Thank you both so much for having this conversation, it answered many of the beamed power questions I had. I just wanted to double check if there was a difference in relying with mirrors versus relays. Naively I would assume that relays absorb and send the signal again which would "reduce" the distance between the source and ultimate destination. This would be opposed to the mirrors that would change the angles but keep the same distance between the source and ultimate receiver? Do i have this right, or is there another intended scenario for mirrors versus relays? Also I totally biffed it and upvoted the conversation, without realizing that this forum format is not used in that way. Now they have disappeared from the timeline. Sorry about that.

Thanks so much! You're a rockstar @FreeThinker!

2 MHD generators? Technically, a reactor can only be connected to a single power generator. You receive a 50% power reduction you get when not connected to a (single) MHD generator/plasma nozzle. Have you tried connecting it to a single MHD generator/plasma Nozzle? Hey again, @FreeThinker. I have put together two ships per your instructions. Still pegged at 50% for the single (1) MHD and reactor combo: https://www.dropbox.com/s/8dgd53dj2vyr65i/Screenshot 2018-09-07 14.13.23.png?dl=0. For the single MHD plazma nozzle, I tried a few configurations but was unable to get the reactor working with it. Reactor displayed 0% active with all the plasma thrusters I tried. Example here: https://www.dropbox.com/s/b077vny23frin64/Screenshot 2018-09-07 14.36.26.png?dl=0. Engine fired and was usable, but did not appear to draw energy from the reactor. Neither did the magneto plasma truster, although that drew no power and had no thrust? I presume this is just my ignorance and I'm not too concerned, but I still want to get OCGC reactor working above 50% to upgrade my beamed power network. Regarding cost, it is much harder to gather funds than stock, with many times the tourist mission between real missions, but that is the price of fancy tech I suppose so I'm ok with it.

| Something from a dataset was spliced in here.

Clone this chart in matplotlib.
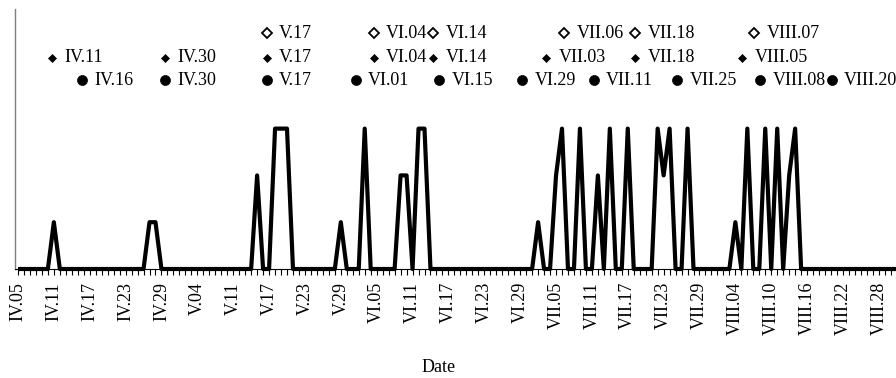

Thank you @FreeThinker for your quick response, unfortunately this does not seem to be the case. Please see here: https://www.dropbox.com/s/wlitetbz3jmk8be/Screenshot 2018-09-07 03.27.11.png?dl=0 with the exact same vessel using two MHD generators instead of one MHD and one thermal. As you can see, the reactor is still pegged at 50% output in the reactor control window. Waste heat is under control, energy is sufficient, there is no G force or even an engine to push it. Could this be a bug? One MHD alone is also not changing it, but I didn't grab an image of that.

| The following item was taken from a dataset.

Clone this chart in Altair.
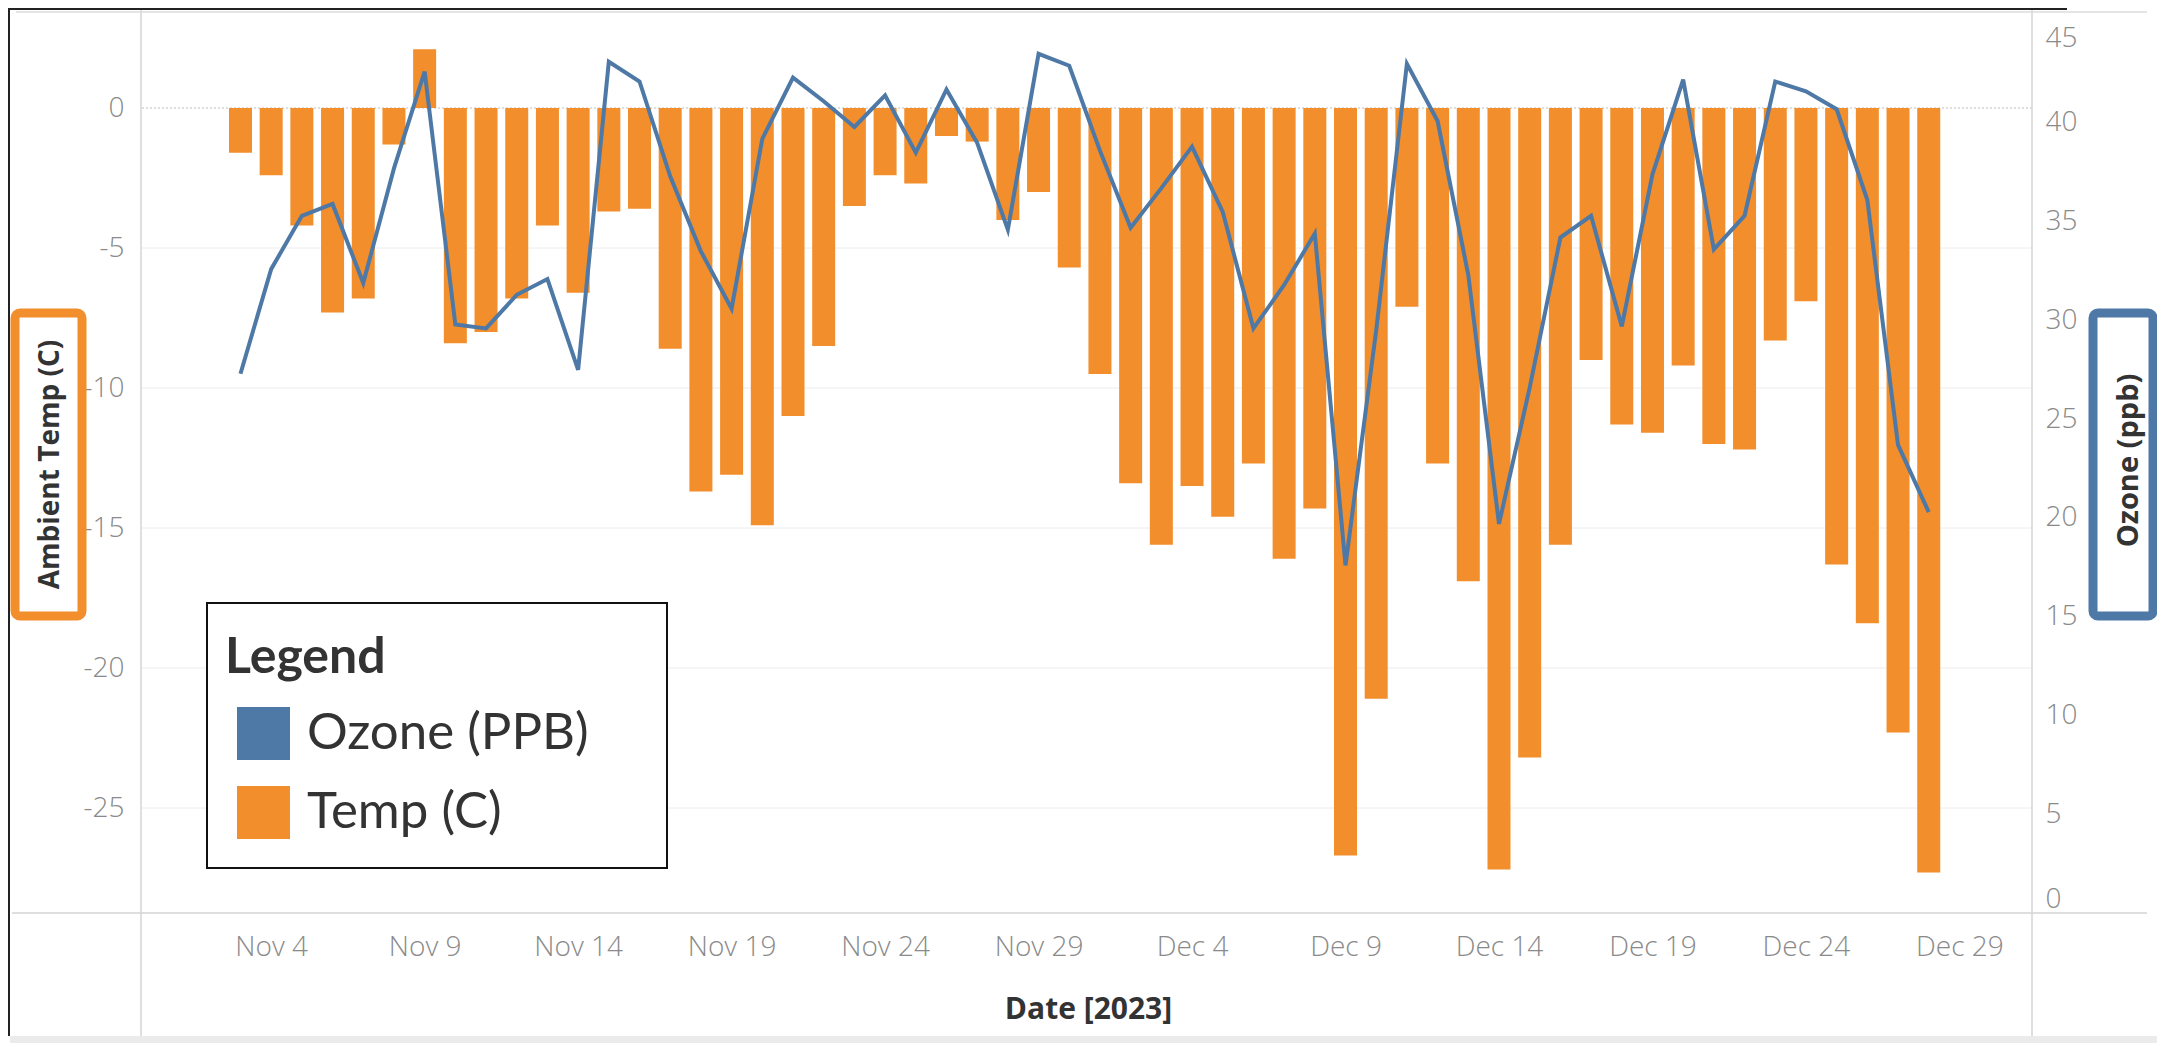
import altair as alt
import pandas as pd

# ---------------- data ----------------
dates = pd.date_range("2023-11-03", "2023-12-28", freq="D").strftime("%Y-%m-%d").tolist()

temp = [-1.6, -2.4, -4.2, -7.3, -6.8, -1.3, 2.1, -8.4, -8.0, -6.8,
        -4.2, -6.6, -3.7, -3.6, -8.6, -13.7, -13.1, -14.9, -11.0, -8.5,
        -3.5, -2.4, -2.7, -1.0, -1.2, -4.0, -3.0, -5.7, -9.5, -13.4,
        -15.6, -13.5, -14.6, -12.7, -16.1, -14.3, -26.7, -21.1, -7.1, -12.7,
        -16.9, -27.2, -23.2, -15.6, -9.0, -11.3, -11.6, -9.2, -12.0, -12.2,
        -8.3, -6.9, -16.3, -18.4, -22.3, -27.3]

ozone = [27.3, 32.6, 35.3, 35.9, 31.9, 37.7, 42.6, 29.8, 29.6, 31.3,
         32.1, 27.5, 43.1, 42.1, 37.3, 33.5, 30.6, 39.2, 42.3, 41.1,
         39.8, 41.4, 38.5, 41.7, 39.0, 34.6, 43.5, 42.9, 38.6, 34.7,
         36.7, 38.8, 35.5, 29.6, 31.8, 34.4, 17.6, 29.5, 43.0, 40.1,
         32.3, 19.7, 26.6, 34.2, 35.3, 29.7, 37.4, 42.2, 33.6, 35.3,
         42.1, 41.6, 40.7, 36.1, 23.7, 20.3]

x_ticks = ["2023-11-04", "2023-11-09", "2023-11-14", "2023-11-19", "2023-11-24",
           "2023-11-29", "2023-12-04", "2023-12-09", "2023-12-14", "2023-12-19",
           "2023-12-24", "2023-12-29"]
temp_ticks = [0, -5, -10, -15, -20, -25]
temp_grid = [-5, -10, -15, -20, -25]
ozone_ticks = [0, 5, 10, 15, 20, 25, 30, 35, 40, 45]
series = ["Ozone (PPB)", "Temp (C)"]

# ---------------- styling ----------------
W, H = 1891, 903
BLUE = "#4e79a7"
ORANGE = "#f28e2b"
LFONT = "Open Sans"
TFONT = "Open Sans"
LABEL_C = "#8a8a8a"
TITLE_C = "#333333"

df = pd.DataFrame({"date": dates, "temp": temp, "ozone": ozone, "series": series[1]})
one = pd.DataFrame({"k": [0]})


def ms(s):
    return int(pd.Timestamp(s, tz="UTC").timestamp() * 1000)


x_scale = alt.Scale(type="utc", domain=[ms("2023-10-30T22:08"), ms("2023-12-31T04:50")], nice=False)
t_scale = alt.Scale(domain=[-28.75, 3.5], nice=False, zero=False)
o_scale = alt.Scale(domain=[0, 45.72], nice=False, zero=False)

x_axis = alt.Axis(values=[ms(d) for d in x_ticks],
                  labelExpr="utcFormat(datum.value, '%b %-d')",
                  labelFont=LFONT, labelFontSize=28, labelFontWeight=300, labelColor=LABEL_C,
                  labelPadding=20, labelOverlap=False, labelFlush=False,
                  ticks=False, domain=False, grid=False,
                  title="Date [2023]", titleFont=TFONT, titleFontSize=30, titleFontWeight="bold",
                  titleColor=TITLE_C, titleX=947, titleY=96, titleAlign="center",
                  titleBaseline="middle")

t_axis = alt.Axis(orient="left", values=temp_ticks, labelExpr="datum.value + ''",
                  labelFont=LFONT, labelFontSize=28, labelFontWeight=300,
                  labelColor=LABEL_C, labelPadding=17, ticks=False, domain=False, grid=False,
                  title="Ambient Temp (C)", titleFont=TFONT, titleFontSize=28,
                  titleFontWeight="bold", titleColor=TITLE_C, titleAngle=270,
                  titleX=-91, titleY=454, titleAlign="center", titleBaseline="middle")

o_axis = alt.Axis(orient="right", values=ozone_ticks, labelExpr="datum.value + ''",
                  labelFont=LFONT, labelFontSize=28, labelFontWeight=300,
                  labelColor=LABEL_C, labelPadding=13, labelFlush=20, ticks=False,
                  domain=False, grid=False,
                  title="Ozone (ppb)", titleFont=TFONT, titleFontSize=29,
                  titleFontWeight="bold", titleColor=TITLE_C, titleAngle=270,
                  titleX=96, titleY=450, titleAlign="center", titleBaseline="middle")

legend = alt.Legend(title="Legend", orient="none", legendX=84, legendY=623, padding=0,
                    symbolType="square", symbolSize=2809, symbolStrokeWidth=0,
                    symbolOpacity=1, symbolOffset=12,
                    labelFont="Lato", labelFontSize=51, labelColor=TITLE_C, labelOffset=17,
                    titleFont="Lato", titleFontSize=50, titleFontWeight="bold",
                    titleColor=TITLE_C, titlePadding=24, rowPadding=26, labelLimit=420)

x_enc = alt.X("date:T", scale=x_scale, axis=x_axis)

# ---------------- layers ----------------
grid = alt.Chart(pd.DataFrame({"v": temp_grid})).mark_rule(color="#ececec", strokeWidth=1).encode(
    y=alt.Y("v:Q", scale=t_scale, axis=None))

zero = alt.Chart(pd.DataFrame({"v": [0]})).mark_rule(color="#bdbdbd", strokeWidth=1,
                                                     strokeDash=[2, 2]).encode(
    y=alt.Y("v:Q", scale=t_scale, axis=None))

bars = alt.Chart(df).mark_bar(size=23).encode(
    x=x_enc,
    y=alt.Y("temp:Q", scale=t_scale, axis=t_axis),
    color=alt.Color("series:N", scale=alt.Scale(domain=series, range=[BLUE, ORANGE]),
                    legend=legend),
)

line = alt.Chart(df).mark_line(color=BLUE, strokeWidth=4).encode(
    x=x_enc,
    y=alt.Y("ozone:Q", scale=o_scale, axis=o_axis),
)

frame = [
    # axis lines (Tableau style, running below the x axis)
    alt.Chart(one).mark_rule(color="#d4d4d4", strokeWidth=1.5).encode(
        x=alt.value(0), y=alt.value(0), y2=alt.value(1026)),
    alt.Chart(one).mark_rule(color="#d4d4d4", strokeWidth=1.5).encode(
        x=alt.value(W), y=alt.value(0), y2=alt.value(1026)),
    alt.Chart(one).mark_rule(color="#d4d4d4", strokeWidth=1.5).encode(
        x=alt.value(-129), x2=alt.value(2006), y=alt.value(H)),
    # outer frame
    alt.Chart(one).mark_rule(color="#222222", strokeWidth=2).encode(
        x=alt.value(-132), y=alt.value(-2), y2=alt.value(1026)),
    alt.Chart(one).mark_rule(color="#222222", strokeWidth=2).encode(
        x=alt.value(-133), x2=alt.value(1926), y=alt.value(-1)),
    alt.Chart(one).mark_rule(color="#dcdcdc", strokeWidth=1.5).encode(
        x=alt.value(-125), x2=alt.value(2006), y=alt.value(2)),
    alt.Chart(one).mark_rect(color="#ebebeb").encode(
        x=alt.value(-131), x2=alt.value(2016), y=alt.value(1026), y2=alt.value(1040)),
    # boxes around the axis titles
    alt.Chart(one).mark_rect(fill="white", fillOpacity=0, stroke=ORANGE, strokeWidth=9,
                             cornerRadius=5).encode(
        x=alt.value(-126), x2=alt.value(-59), y=alt.value(303), y2=alt.value(606)),
    alt.Chart(one).mark_rect(fill="white", fillOpacity=0, stroke=BLUE, strokeWidth=9,
                             cornerRadius=5).encode(
        x=alt.value(1952), x2=alt.value(2012), y=alt.value(303), y2=alt.value(606)),
    # legend box
    alt.Chart(one).mark_rect(fill="white", stroke="#111111", strokeWidth=2).encode(
        x=alt.value(66), x2=alt.value(526), y=alt.value(593), y2=alt.value(858)),
]

chart = alt.layer(grid, zero, bars, line, *frame).resolve_scale(
    y="independent"
).properties(
    width=W, height=H,
    autosize=alt.AutoSizeParams(type="none"),
    padding={"left": 133, "top": 2, "right": 125, "bottom": 130},
    background="white",
).configure_view(stroke="transparent")

chart.save("out.html", embed_options={"renderer": "svg", "actions": False})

Hey @FreeThinker, first off, I want to thank you for this awesome mod. I've put in like 50 hours in just interstellar hard mode career. Trying to get funds with the cost of these parts is nightmarish! I have a small concern that I cannot seem to figure out using all of the wikis/questions available. It would seem that the component Open Gas Core Reactor is not working properly. I have seen that it has buoyancy as a component in the CFG and older wikis which is related to gravity. Using Hyperedit I have placed this in various gravitational situations, and it never achieves more than 50% power. At first on the ground it has .005% power generation, then adding more MJ of power allows it to reach 50% once placed in orbit. It never goes higher than this in spite of placement in high/low orbits and around other SOIs. Is this intended to never broach 50%, or is this working as intended? I can supply images if requested, but it is really just the power output that is suffering. I have disabled NF interaction and have drastically oversupplied energy storage and power transmission capabilities to test as well. Image here: https://www.dropbox.com/s/wonbw5q3ucebls5/Screenshot 2018-09-07 02.29.13.png?dl=0 Description to follow: Open Cycle Gas Core reactor excel a generating high amount of thermal power at double the core temperatures the Closed Cycle predecessor with less mass. This is achieved my removing the walls that separate the propellant and the nuclear fuel. Although this allows much higher core temperatures, the disadvantage is the reactor cannot operate while under the influence of acceleration, which happens when it is either on he surface or when accelerating at high speed.